National Weather Service United States Department of Commerce

Local Review: December 20-21 2005 stratus-build down fog event


Rob Cox



In this event, the models had a difficult time with clearing out the low level moisture too quickly, which made forecasting this event quite a challenge. Afternoon crossover values ranged from the lower to mid 20s, but the models were projecting these values to lower during the course of the night. There was some snow on the ground and low clouds across the forecast area during the afternoon.



Figure 1. 21z Visible Satellite image with Surface Obs




Figure 2. 12z Snow depth chart


The lowest ceilings were found over central and south central Kansas while southeast Kansas had ceilings mainly in the MVFR category. During the late afternoon and early evening, there was some clearing across the western sections of the forecast area, but the lack of isentropic downglide displayed on the 270k theta surface really slowed down the eastward progression of the clearing line.



Figure 3. 00Z Fog Imagery with Ceiling Plot




Figure 4. 270k NAM 06z Isentropic Adiabatic Omega




Figure 5. 270k NAM 12z Isentropic Adiabatic Omega


The NAM/RUC were both showing the clearing line arriving at Wichita and Cottonwood Falls by midnight according to the boundary layer RH and soundings. This indeed was not the case. Around 8 pm, the forecasters made some phone calls to the western fringes of the clearing line around Lincoln, Ellsworth and Rice counties.

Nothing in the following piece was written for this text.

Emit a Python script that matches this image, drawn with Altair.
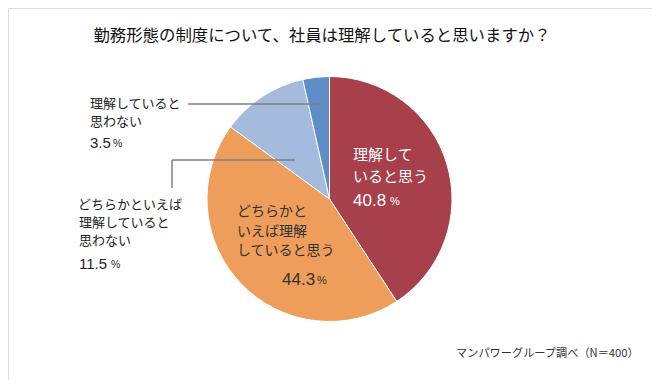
import altair as alt
import pandas as pd

# ---- data ----
categories = ["理解していると思う", "どちらかといえば理解していると思う",
              "どちらかといえば理解していると思わない", "理解していると思わない"]
values = [40.8, 44.3, 11.5, 3.5]
order_idx = [0, 1, 2, 3]
colors = ["#A8404C", "#EE9D5A", "#A4BBDE", "#5F8DC8"]
title_text = "勤務形態の制度について、社員は理解していると思いますか？"
source_text = "マンパワーグループ調べ（N＝400）"
label_red = ["理解して", "いると思う"]
label_orange = ["どちらかと", "いえば理解", "していると思う"]
label_blue = ["理解していると", "思わない"]
label_lblue = ["どちらかといえば", "理解していると", "思わない"]
pct_text = [f"{v:.1f}" for v in values]

FONT = "Noto Sans CJK JP"
NUMFONT = "Liberation Sans"
W, H = 644, 372
OFF = 8  # page margin

df = pd.DataFrame({"cat": categories, "value": values, "order": order_idx})

pie = alt.Chart(df).mark_arc(outerRadius=122.5, stroke="white", strokeWidth=1).encode(
    theta=alt.Theta("value:Q", stack=True),
    order=alt.Order("order:Q"),
    color=alt.Color("cat:N", scale=alt.Scale(domain=categories, range=colors), legend=None),
    x=alt.value(329.5 - OFF),
    y=alt.value(199 - OFF),
)


def txt(s, x, y, size, color="#222222", align="left", font=FONT):
    return alt.Chart(pd.DataFrame({"t": [s]})).mark_text(
        align=align, baseline="middle", fontSize=size, color=color, font=font
    ).encode(x=alt.value(x - OFF), y=alt.value(y - OFF), text="t:N")


def rule(x1, x2, y1, y2):
    return alt.Chart(pd.DataFrame({"a": [0]})).mark_rule(
        color="#808080", strokeWidth=1.5
    ).encode(x=alt.value(x1 - OFF), x2=alt.value(x2 - OFF),
             y=alt.value(y1 - OFF), y2=alt.value(y2 - OFF))


layers = [pie]
layers.append(txt(title_text, 322, 36, 16.4, "#111111", "center"))
layers.append(txt(source_text, 456, 354, 11.2, "#333333", "left"))

# red slice
layers.append(txt(label_red[0], 353, 155, 15, "white"))
layers.append(txt(label_red[1], 353, 177, 15, "white"))
layers.append(txt(pct_text[0], 353, 201, 17, "white", font=NUMFONT))
layers.append(txt("%", 390, 202, 11, "white", font=NUMFONT))

# orange slice
layers.append(txt(label_orange[0], 237, 212, 14, "#333333"))
layers.append(txt(label_orange[1], 237, 232, 14, "#333333"))
layers.append(txt(label_orange[2], 237, 251, 14, "#333333"))
layers.append(txt(pct_text[1], 282, 280, 17, "#333333", font=NUMFONT))
layers.append(txt("%", 317, 281, 11, "#333333", font=NUMFONT))

# outer: 3.5
layers.append(txt(label_blue[0], 90, 104, 13))
layers.append(txt(label_blue[1], 90, 122, 13))
layers.append(txt(pct_text[3], 90, 143, 15, font=NUMFONT))
layers.append(txt("%", 113, 144, 10.5, font=NUMFONT))

# outer: 11.5
layers.append(txt(label_lblue[0], 78, 205, 13))
layers.append(txt(label_lblue[1], 79, 223, 13))
layers.append(txt(label_lblue[2], 79, 241, 13))
layers.append(txt(pct_text[2], 79, 264, 15, font=NUMFONT))
layers.append(txt("%", 111, 265, 10.5, font=NUMFONT))

# leader lines
layers.append(rule(188, 322, 104, 104))
layers.append(rule(172, 172, 160, 188))
layers.append(rule(172, 295, 160, 160))

chart = alt.layer(*layers).properties(
    width=W, height=H, autosize=alt.AutoSizeParams(type="none"), padding=0
).configure_view(stroke=None).configure(background="white")

chart.save("out.html", embed_options={"renderer": "svg", "actions": False})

At that time, dense fog was forming in those areas, and the crossover values were being met. The satellite fog imagery displayed this fog layer fairly well. This was also where the cloud layer was the thinnest which allowed for ideal fog top cooling with good decoupling across this region.



Figure 6. 270k NAM 06z RH field




Figure 7. NAM 06Z sounding at ICT




Figure 8. 06z Fog Imagery with surface obs


As the night wore on, the clearing line made very slow progress to the east. It finally made it to Salina and Hutchinson before 12z, but not before the widespread dense fog developed and persisted for several hours. The dense fog mostly formed where the ceilings started out the lowest in Central Kansas. During the evening, the ceilings in this region were mainly below 500ft and continued to lower until the dense fog settled in. South central Kansas started out with ceilings around 800ft and then the dense fog developed between 06 and 08z when things started to decouple. Southeast Kansas never did receive dense fog, possibly due to thicker cloud decks which did not allow for good fog top cooling, and lack of snow cover. However, the ceilings did lower about a 1,000 ft during the night.



Figure 9. 03z Fog Imagery with ceiling plots.


Figure 10. 06z Fog Imagery with ceiling plots.



Figure 11. 12z Fog Imagery with ceiling plots.




Figure 12. NAM 06z Modified Richardson number




Figure 13. NAM 12z Modified Richardson number

To sum it all up, we all need to cautious on clearing out trends suggested by the models, especially when there is a lack of isentropic downglide. This can play a crucial role where dense fog could develop, especially if the ceilings are below 1,000ft and there is good decoupling. Sometimes you do not even need a cold ground to develop dense fog. Fog top cooling may be enough to cause the stratus build down effect to take place. I saw this happen in SGF on January 3, 2006 when the ground was really warm. Be especially watchful for those areas around the back edge of the stratus, where horizontal moisture flux may cause the stratus to backbuild. This appeared to happen in a case on January 23, 2006.